A Quick Refresher: What Is Overfitting?

In simplest terms, overfitting occurs when your model captures the noise in the training data instead of the underlying signal. It performs superbly on the historical examples you fed it but falters on new, unseen inputs. Picture a tailor who sews a suit so precisely to one person’s posture that nobody else can squeeze into it.

The Overly Attentive Student Analogy

The teacher hands out last year’s exam questions.
The student memorizes every answer, comma for comma.
On exam day, the teacher swaps in a single new scenario.
The memorizing student flounders, while a concept-oriented student sails through.

Your model should be that second student—focused on concepts, not trivia.

Why Overfitting Can Torpedo Your Automation Initiative

Automation is about dependability under changing conditions. A sensor drift here, a supply-chain hiccup there, and yesterday’s data is already ancient history. When an overfitted model meets those shifts, three unfavorable outcomes follow:

False confidence: Sky-high “lab” metrics lull stakeholders into believing the system is production-ready.
Hidden costs: Teams scramble to patch performance gaps post-deployment—often more expensive than prevention.
Reputational damage: Users lose faith when recommendations feel random or quality inspection misses obvious flaws.

In short, overfitting turns what should be a resilient automation pipeline into an unpredictable black box.

Telltale Signs Your Model Is Overfitting

Look for the following red flags during your experimentation phase:

Training accuracy continues to climb while validation accuracy plateaus or drops.
The loss curve for training data plunges close to zero, yet the validation loss stagnates.
Model predictions feel “too certain,” producing extreme probability scores for edge-case inputs.
Small tweaks—adding one more feature, shuffling data order—dramatically change performance.
Out-of-sample tests (new geography, different customer segment) underperform lab metrics by a mile.

Ignore those signals, and you risk shipping a model that is dangerously brittle.

Why Does Overfitting Happen?

Several factors conspire to push your model into the arms of the past:

Limited or unrepresentative data: The model never sees enough scenarios to learn general rules.
Excessive model complexity: Millions of parameters happily memorize quirks if left unchecked.
Noisy labels: Human labeling errors or sensor glitches teach the algorithm the wrong patterns.
Insufficient regularization: Without penalties for complexity, the model keeps adding nuance—useful or not.
Too many epochs: At some point in training, the model stops learning signal and starts echoing noise.

Strategies to Rein In Overfitting

You do not eliminate overfitting with one magic bullet; rather, you chip away at it from three angles—data, model, and training process.

Strengthen Your Data Game

Increase sample size: More rows trump exotic algorithms nine times out of ten.
Diversify scenarios: Cover edge cases—seasonal spikes, sensor drift, niche demographics.
Clean labels: Double-check annotations or use consensus labeling to reduce noise.
Data augmentation: For images, flip, crop, or change brightness; for text, rephrase sentences; for tabular data, synthesize plausible records.

Keep Your Model Humble

Choose the simplest architecture that meets requirements.

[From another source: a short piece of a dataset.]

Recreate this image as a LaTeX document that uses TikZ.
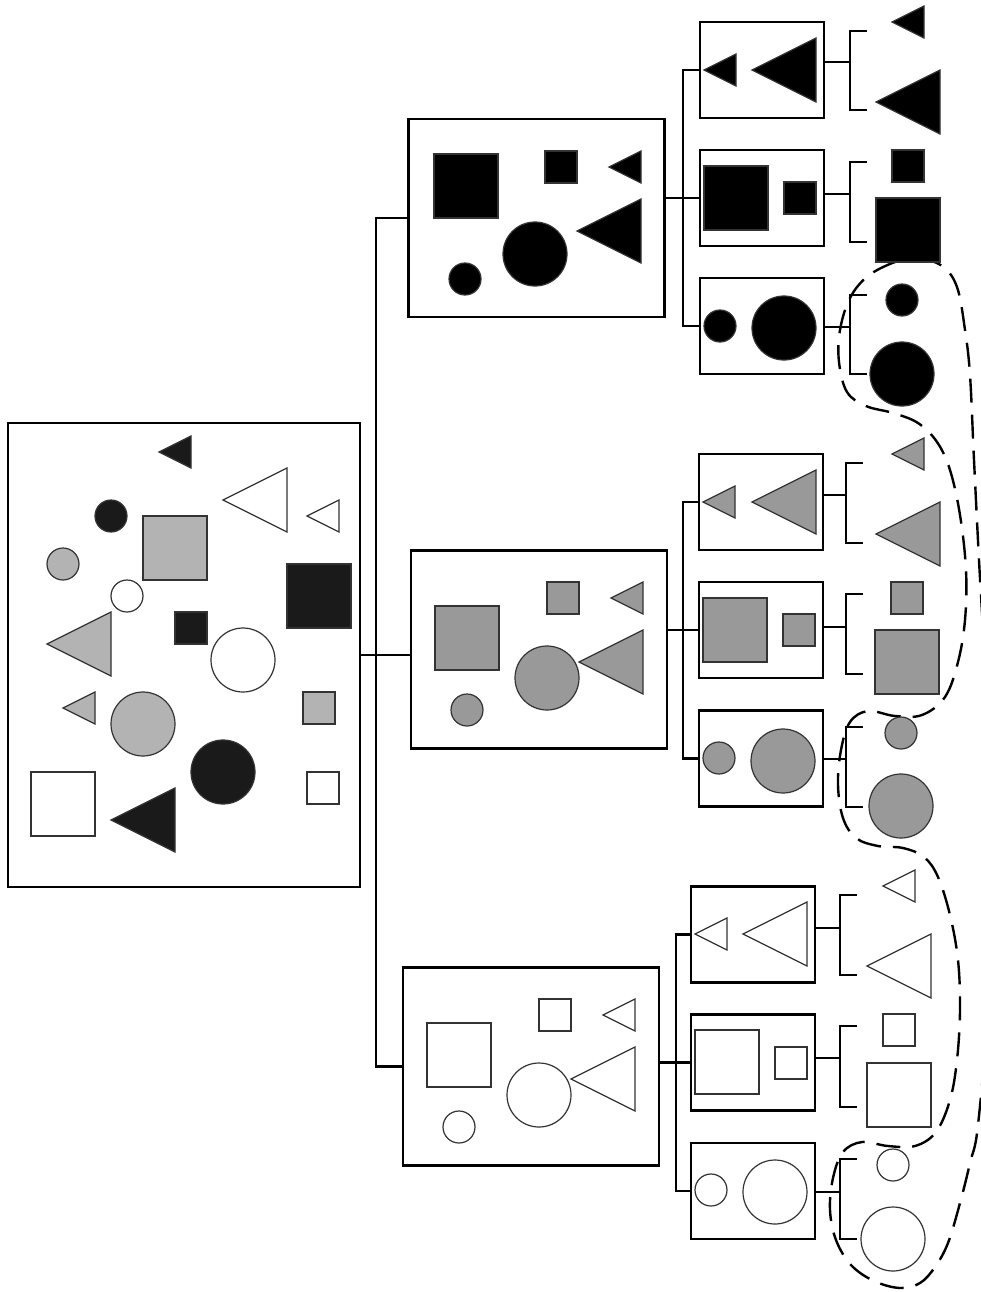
\documentclass[tikz,border=0pt]{standalone}
\usepackage{tikz}
\definecolor{Oscuro}{HTML}{1A1A1A}
\definecolor{GrisClaro}{HTML}{B3B3B3}
\definecolor{Gris}{HTML}{999999}
\definecolor{Trazo}{HTML}{333333}

% pieces: tip / top-left / centre, size in px
\newcommand{\pieceTri}[4]{\draw[piece,fill=#4] (#1,#2) -- ++(#3,-#3/2) -- ++(0,#3) -- cycle;}
\newcommand{\pieceSq}[4]{\draw[piece,fill=#4] (#1,#2) rectangle ++(#3,#3);}
\newcommand{\pieceCirc}[4]{\draw[piece,fill=#4] (#1,#2) circle[radius=#3*0.5pt];}
% box, spine x, line y, top y, bottom y
\newcommand{\sortbracket}[5]{%
  \coordinate (#1-m) at (#2,#3);
  \coordinate (#1-t) at (#2+17,#4);
  \coordinate (#1-b) at (#2+17,#5);
  \draw[link] (#1.east |- #1-m) -- (#1-m);
  \draw[link] (#1-t) -| (#1-m) |- (#1-b);}

\begin{document}
\begin{tikzpicture}[x=0.5pt,y=-0.5pt,
    frame/.style={draw,line width=1.2pt,inner sep=0pt,outer sep=0pt},
    link/.style={line width=1.2pt},
    piece/.style={draw=Trazo,line width=0.6pt},
    fence/.style={line width=1.2pt,dash pattern=on 12pt off 6pt}]
  \useasboundingbox (0,0) rectangle (981,1292);

  % dashed grouping line
  \draw[fence] plot[smooth cycle,tension=0.6] coordinates {
    (917,258) (895,262) (868,276) (850,298) (840,330) (839,362) (847,392)
    (866,406) (893,413) (918,423) (937,442) (950,470) (960,515) (966,570)
    (965,620) (958,662) (945,697) (922,715) (895,716) (868,711) (850,722)
    (841,750) (838,785) (843,818) (856,838) (878,846) (903,848) (924,857)
    (938,877) (950,915) (958,960) (960,1010) (957,1060) (950,1100) (936,1132)
    (915,1146) (888,1146) (862,1142) (843,1152) (833,1178) (830,1210) (836,1240)
    (851,1265) (874,1281) (900,1288) (920,1283) (935,1267) (948,1243) (960,1203)
    (970,1163) (978,1125) (988,1000) (992,820) (984,650) (979,560) (974,460)
    (970,375) (965,330) (957,287) (942,266)};

  % boxes
  \node[frame,minimum width=176pt,minimum height=232pt] (allBox) at (184,655) {};
  \node[frame,minimum width=128pt,minimum height=99pt] (darkBox) at (536.5,218) {};
  \node[frame,minimum width=128pt,minimum height=99pt] (grayBox) at (539,649.5) {};
  \node[frame,minimum width=128pt,minimum height=99pt] (whiteBox) at (531,1066.5) {};

  \node[frame,minimum width=62pt,minimum height=48pt] (darkTri) at (762,70) {};
  \node[frame,minimum width=62pt,minimum height=48pt] (darkSq) at (762,198) {};
  \node[frame,minimum width=62pt,minimum height=48pt] (darkCirc) at (762,326) {};
  \node[frame,minimum width=62pt,minimum height=48pt] (grayTri) at (761,502) {};
  \node[frame,minimum width=62pt,minimum height=48pt] (graySq) at (761,630) {};
  \node[frame,minimum width=62pt,minimum height=48pt] (grayCirc) at (761,758.5) {};
  \node[frame,minimum width=62pt,minimum height=48pt] (whiteTri) at (753,934.5) {};
  \node[frame,minimum width=62pt,minimum height=48pt] (whiteSq) at (753,1062.5) {};
  \node[frame,minimum width=62pt,minimum height=48pt] (whiteCirc) at (753,1191) {};

  % first split: by colour
  \coordinate (trunk) at (376,655);
  \draw[link] (allBox.east) -- (allBox.east -| grayBox.west);
  \draw[link] (darkBox.west) -| (trunk) |- (whiteBox.west);

  % second split: by shape
  \coordinate (darkSpine) at (683,198);
  \coordinate (graySpine) at (683,630);
  \coordinate (whiteSpine) at (676,1062);
  \draw[link] (darkBox.east |- darkSq.west) -- (darkSq.west);
  \draw[link] (darkTri.west) -| (darkSpine) |- (darkCirc.west);
  \draw[link] (grayBox.east |- graySq.west) -- (graySq.west);
  \draw[link] (grayTri.west) -| (graySpine) |- (grayCirc.west);
  \draw[link] (whiteBox.east |- whiteSq.west) -- (whiteSq.west);
  \draw[link] (whiteTri.west) -| (whiteSpine) |- (whiteCirc.west);

  % third split: by size
  \sortbracket{darkTri}{850}{62}{31}{110}
  \sortbracket{darkSq}{850}{194}{162}{242}
  \sortbracket{darkCirc}{850}{327}{295}{374}
  \sortbracket{grayTri}{846}{495}{463}{543}
  \sortbracket{graySq}{846}{627}{594}{674}
  \sortbracket{grayCirc}{846}{759}{727}{807}
  \sortbracket{whiteTri}{840}{928}{895}{975}
  \sortbracket{whiteSq}{840}{1058}{1026}{1107}
  \sortbracket{whiteCirc}{840}{1192}{1159}{1239}

  % mixed set
  \pieceTri{159}{452}{32}{Oscuro}
  \pieceTri{223}{500}{64}{white}
  \pieceTri{307}{516}{32}{white}
  \pieceCirc{111}{516}{16}{Oscuro}
  \pieceSq{143}{516}{64}{GrisClaro}
  \pieceCirc{63}{564}{16}{GrisClaro}
  \pieceCirc{127}{596}{16}{white}
  \pieceSq{287}{564}{64}{Oscuro}
  \pieceTri{47}{644}{64}{GrisClaro}
  \pieceSq{175}{612}{32}{Oscuro}
  \pieceCirc{243}{660}{32}{white}
  \pieceTri{63}{708}{32}{GrisClaro}
  \pieceCirc{143}{724}{32}{GrisClaro}
  \pieceSq{303}{692}{32}{GrisClaro}
  \pieceCirc{223}{772}{32}{Oscuro}
  \pieceSq{31}{772}{64}{white}
  \pieceTri{111}{820}{64}{Oscuro}
  \pieceSq{307}{772}{32}{white}

  % colour groups
  \pieceSq{434}{154}{64}{black}
  \pieceSq{545}{151}{32}{black}
  \pieceTri{609}{167}{32}{black}
  \pieceTri{577}{231}{64}{black}
  \pieceCirc{535}{254}{32}{black}
  \pieceCirc{465}{279}{16}{black}

  \pieceSq{435}{606}{64}{Gris}
  \pieceSq{547}{582}{32}{Gris}
  \pieceTri{611}{598}{32}{Gris}
  \pieceTri{579}{662}{64}{Gris}
  \pieceCirc{547}{678}{32}{Gris}
  \pieceCirc{467}{710}{16}{Gris}

  \pieceSq{427}{1023}{64}{white}
  \pieceSq{539}{999}{32}{white}
  \pieceTri{603}{1015}{32}{white}
  \pieceTri{571}{1079}{64}{white}
  \pieceCirc{539}{1095}{32}{white}
  \pieceCirc{459}{1127}{16}{white}

  % shape groups
  \pieceTri{704}{70}{32}{black}
  \pieceTri{752}{70}{64}{black}
  \pieceSq{704}{166}{64}{black}
  \pieceSq{784}{182}{32}{black}
  \pieceCirc{720}{326}{16}{black}
  \pieceCirc{784}{328}{32}{black}

  \pieceTri{703}{502}{32}{Gris}
  \pieceTri{752}{502}{64}{Gris}
  \pieceSq{703}{598}{64}{Gris}
  \pieceSq{783}{614}{32}{Gris}
  \pieceCirc{719}{758}{16}{Gris}
  \pieceCirc{783}{761}{32}{Gris}

  \pieceTri{695}{934}{32}{white}
  \pieceTri{743}{934}{64}{white}
  \pieceSq{695}{1030}{64}{white}
  \pieceSq{775}{1047}{32}{white}
  \pieceCirc{711}{1190}{16}{white}
  \pieceCirc{775}{1192}{32}{white}

  % size pairs
  \pieceTri{892}{22}{32}{black}
  \pieceTri{876}{102}{64}{black}
  \pieceSq{892}{150}{32}{black}
  \pieceSq{876}{198}{64}{black}
  \pieceCirc{902}{300}{16}{black}
  \pieceCirc{902}{374}{32}{black}

  \pieceTri{892}{454}{32}{Gris}
  \pieceTri{876}{534}{64}{Gris}
  \pieceSq{891}{582}{32}{Gris}
  \pieceSq{875}{630}{64}{Gris}
  \pieceCirc{901}{733}{16}{Gris}
  \pieceCirc{901}{806}{32}{Gris}

  \pieceTri{883}{886}{32}{white}
  \pieceTri{867}{966}{64}{white}
  \pieceSq{883}{1014}{32}{white}
  \pieceSq{867}{1063}{64}{white}
  \pieceCirc{893}{1165}{16}{white}
  \pieceCirc{893}{1239}{32}{white}
\end{tikzpicture}
\end{document}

A smaller tree ensemble may outperform a giant neural net on structured data.
Apply regularization—L1/L2 penalties, dropout layers, weight decay—to discourage gratuitous complexity.
Ensemble wisely: Combining several “weak” learners often generalizes better than a single over-tuned behemoth.

Mind Your Training Process

Use k-fold cross-validation to gauge performance on multiple data splits.
Monitor both training and validation loss in real time; implement early stopping when validation loss rises.
Reserve a truly unseen test set and touch it only when you are ready to sign off on the model.
Automate hyperparameter search (grid, random, Bayesian) but cap iterations to avoid brute-force memorization.

Together these steps push your model to capture the essence of the problem, not the quirks of the dataset.

Overfitting in the Wild: A Cautionary Story

A consumer-electronics firm asked our consulting team to automate quality inspection on its assembly line with a vision model. The pilot looked spectacular: 99.5 percent accuracy on the annotated image set. Yet within two weeks of going live, defect-detection accuracy slid to 82 percent. What happened? During the model’s training phase, the lighting in the R&D lab remained constant. On the production floor, shifts rotated, and fluorescent bulbs cast a slightly different hue.

The model, fine-tuned to perfect lab lighting, missed tiny scratches under the new illumination. The remedy involved a three-pronged fix: augmenting the image library with variable lighting, tempering the network’s depth, and adding an early-stopping callback keyed to validation loss. Post-correction, accuracy bounced back to 96 percent and stayed consistent across shifts. The lesson: real-world variance is relentless; overfitting is how it bites.

Where Automation Consulting Comes In

Taming overfitting is not just a technical chore—it is a lifecycle discipline: data governance, monitoring dashboards, retraining schedules, stakeholder education. A seasoned automation consultant brings:

An external eye to spot confirmation bias lurking in rosy metrics.
Benchmarking experience across industries to set realistic performance baselines.
Tooling know-how—feature stores, MLOps pipelines, drift-detection alerts—to keep models honest long after launch.
Cost-benefit thinking to decide whether to expand data collection or simplify architecture.

In other words, consultants translate anti-overfitting theory into sustainable operational practice.

Key Takeaways

Overfitting is the silent killer of production ML, delivering dazzling pilot results that collapse in the field.
It thrives on limited data, noisy labels, overly complex models, and unchecked training cycles.
You fight it with diversified, clean data; simpler, regularized architectures; and disciplined training safeguards like cross-validation and early stopping.
In true automation programs, prevention is cheaper than post-launch firefighting—and specialized consulting can accelerate that prevention.

Treat overfitting as you would any operational risk: surface it early, measure it continuously, and design safeguards that evolve with your business landscape. When your model loves the past just the right amount—no more, no less—your automation initiative can focus on what truly matters: shaping the future.

‍